Copy out each line that includes the word "this".

>> Begin Records provided

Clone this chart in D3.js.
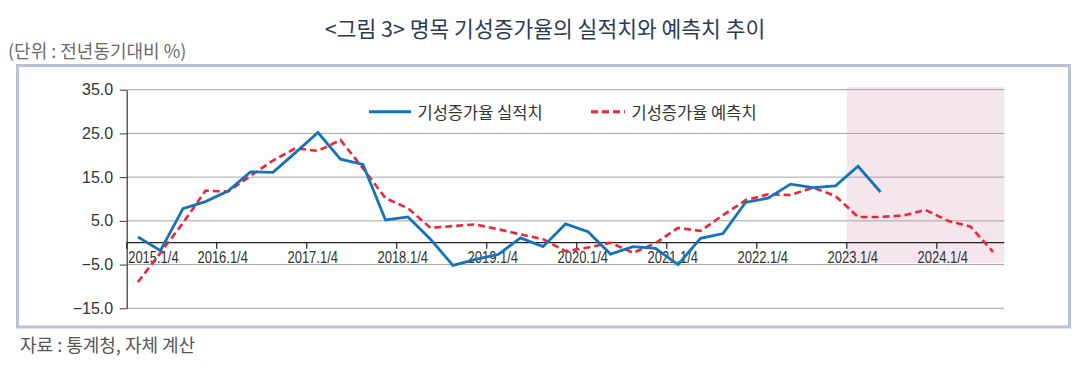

>> End Records provided
>> Begin Records provided

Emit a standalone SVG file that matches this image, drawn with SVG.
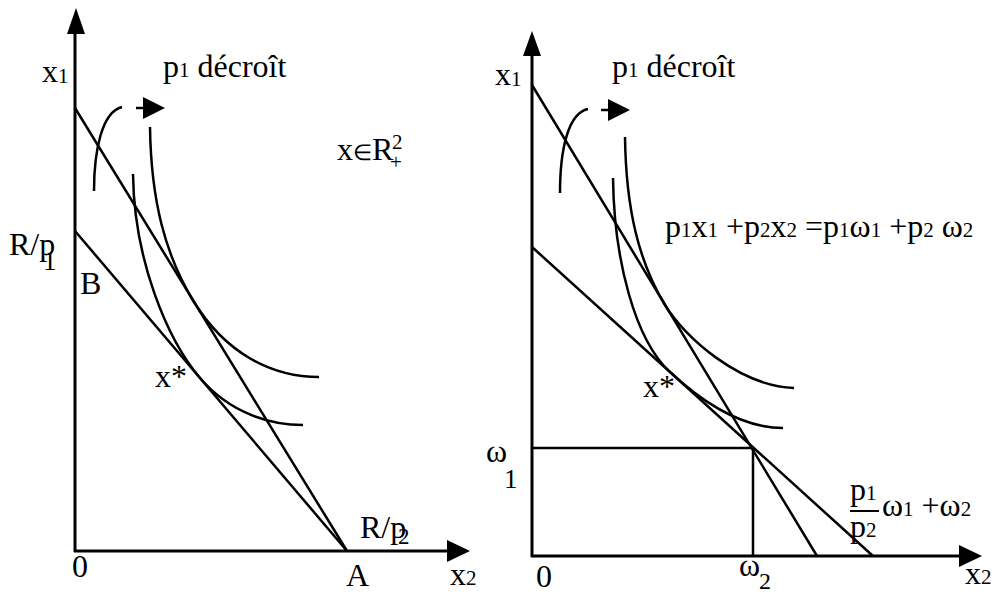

>> End Records provided
>> Begin Records provided

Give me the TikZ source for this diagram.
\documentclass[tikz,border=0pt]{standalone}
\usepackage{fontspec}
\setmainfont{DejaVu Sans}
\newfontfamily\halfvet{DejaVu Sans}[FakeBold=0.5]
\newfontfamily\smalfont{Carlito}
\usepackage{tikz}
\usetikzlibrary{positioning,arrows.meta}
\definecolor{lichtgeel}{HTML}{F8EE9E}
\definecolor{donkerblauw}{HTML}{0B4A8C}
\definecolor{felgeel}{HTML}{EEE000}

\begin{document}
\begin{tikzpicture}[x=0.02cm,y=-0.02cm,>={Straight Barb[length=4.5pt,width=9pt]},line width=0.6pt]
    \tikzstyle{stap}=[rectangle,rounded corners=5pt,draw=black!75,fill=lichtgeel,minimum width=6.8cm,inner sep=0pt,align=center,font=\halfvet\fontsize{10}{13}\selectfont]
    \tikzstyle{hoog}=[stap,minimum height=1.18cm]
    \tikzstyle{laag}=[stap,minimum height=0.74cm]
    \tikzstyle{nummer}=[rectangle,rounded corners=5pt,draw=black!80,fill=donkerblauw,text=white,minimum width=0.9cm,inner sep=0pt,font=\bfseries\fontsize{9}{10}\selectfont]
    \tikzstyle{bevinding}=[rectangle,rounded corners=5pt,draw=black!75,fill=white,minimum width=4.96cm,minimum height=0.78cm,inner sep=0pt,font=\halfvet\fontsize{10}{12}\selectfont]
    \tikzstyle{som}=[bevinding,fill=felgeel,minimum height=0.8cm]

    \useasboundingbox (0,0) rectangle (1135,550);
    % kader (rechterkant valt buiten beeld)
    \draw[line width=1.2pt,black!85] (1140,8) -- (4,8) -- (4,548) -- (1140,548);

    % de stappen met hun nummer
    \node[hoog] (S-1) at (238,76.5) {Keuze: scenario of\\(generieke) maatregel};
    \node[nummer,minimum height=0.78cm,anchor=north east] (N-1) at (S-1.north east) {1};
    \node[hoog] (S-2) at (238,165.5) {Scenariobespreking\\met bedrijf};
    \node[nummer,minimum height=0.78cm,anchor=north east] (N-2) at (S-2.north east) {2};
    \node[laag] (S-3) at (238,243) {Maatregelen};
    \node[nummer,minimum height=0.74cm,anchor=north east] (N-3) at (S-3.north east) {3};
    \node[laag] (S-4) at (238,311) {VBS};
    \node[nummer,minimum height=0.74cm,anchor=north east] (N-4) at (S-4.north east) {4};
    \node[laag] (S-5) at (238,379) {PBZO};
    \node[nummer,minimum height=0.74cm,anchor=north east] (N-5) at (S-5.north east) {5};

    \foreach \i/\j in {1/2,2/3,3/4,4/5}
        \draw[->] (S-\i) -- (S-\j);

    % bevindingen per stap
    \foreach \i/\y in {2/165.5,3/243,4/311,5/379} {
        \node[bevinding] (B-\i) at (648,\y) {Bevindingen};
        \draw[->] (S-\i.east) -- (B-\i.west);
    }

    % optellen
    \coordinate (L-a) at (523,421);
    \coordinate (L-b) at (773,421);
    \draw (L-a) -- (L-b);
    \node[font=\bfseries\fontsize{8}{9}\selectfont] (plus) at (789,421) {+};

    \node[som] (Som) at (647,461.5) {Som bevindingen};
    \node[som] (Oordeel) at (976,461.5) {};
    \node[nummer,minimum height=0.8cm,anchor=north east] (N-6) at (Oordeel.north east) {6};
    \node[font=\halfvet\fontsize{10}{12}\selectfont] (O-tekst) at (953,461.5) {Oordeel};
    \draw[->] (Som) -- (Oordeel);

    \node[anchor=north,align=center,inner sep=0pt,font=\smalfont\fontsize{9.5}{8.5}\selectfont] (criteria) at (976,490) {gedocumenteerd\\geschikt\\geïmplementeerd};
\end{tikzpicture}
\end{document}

>> End Records provided

Answer to the problem:
Clone this chart in D3.js.
Emit a standalone SVG file that matches this image, drawn with SVG.
Give me the TikZ source for this diagram.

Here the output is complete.